Hauptziel des Projektes waren

  • Prozessoptimierungen hinsichtlich Kosten und Zeit,
  • hohe Zufriedenheit der Nutzer,
  • Revisionssicherheit durch Transparenz – und für uns als Jury im Sinne der oben gemachten Anmerkungen ganz wichtig –
  • die, wie BBG es nennt „KMU-Kompatibilität“.

Erreicht wurden die Ziele durch eine Fülle zweckmäßiger Funktionalitäten, hohe Systemstabilität trotz hoher Flexibilität im Einsatz mit anderen Systemen, und schliesslich die vielseitige Ankoppelungsmöglichkeiten anderer Kunden- und Lieferantensysteme, wodurch sicherlich eine gute Akzeptanz erzielt worden ist.

Was bei diesem Projekt – sicherlich branchenbegründet – anders verstanden worden ist als von der Jury gedacht, ist der know-how – Transfer vom Lieferanten zum Kunden und vice versa und das Thema Simultaneous engineering und Collaboration. Dieser Aspekt hat sicherlich größere Bedeutung in der produzierenden Industrie.
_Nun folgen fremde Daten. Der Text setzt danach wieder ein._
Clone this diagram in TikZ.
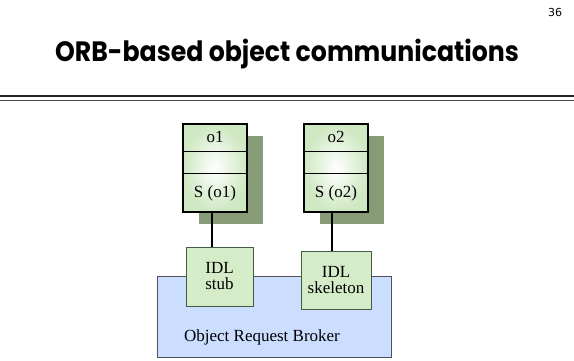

Hervorhebenswert wäre also bei diesem Preisträger noch der Erfolg hinsichtlich des WIN-WIN-Prinzips. Eine Fülle von Vorteilen nicht nur zwischen zwei Partnern, sondern für die

  • BBG
  • die Benutzer
  • die Verwaltung
  • und die Lieferanten

wird plausibel nachgewiesen und wurde offensichtlich auch schon von der Wirtschaftsuniversität bzgl. der Kosteneinsparungen nachgerechnet.

Ich darf daher den Preisträgern von dieser Stelle aus herzlich zu ihren Leistungen gratulieren, mich aber andererseits auch bei denn vielen weiteren Einreichern bedanken, dass sie sich der Mühe unterworfen haben, hier teilzunehmen und damit den Wettbewerb überhaupt zu ermöglichen.

Der Jury gebührt der Dank für einen ausserordentlichen ehrenamtlichen Einsatz.

Ihnen, meine Damen und Herren schliesslich, gebührt der Dank für die geschätzte Aufmerksamkeit!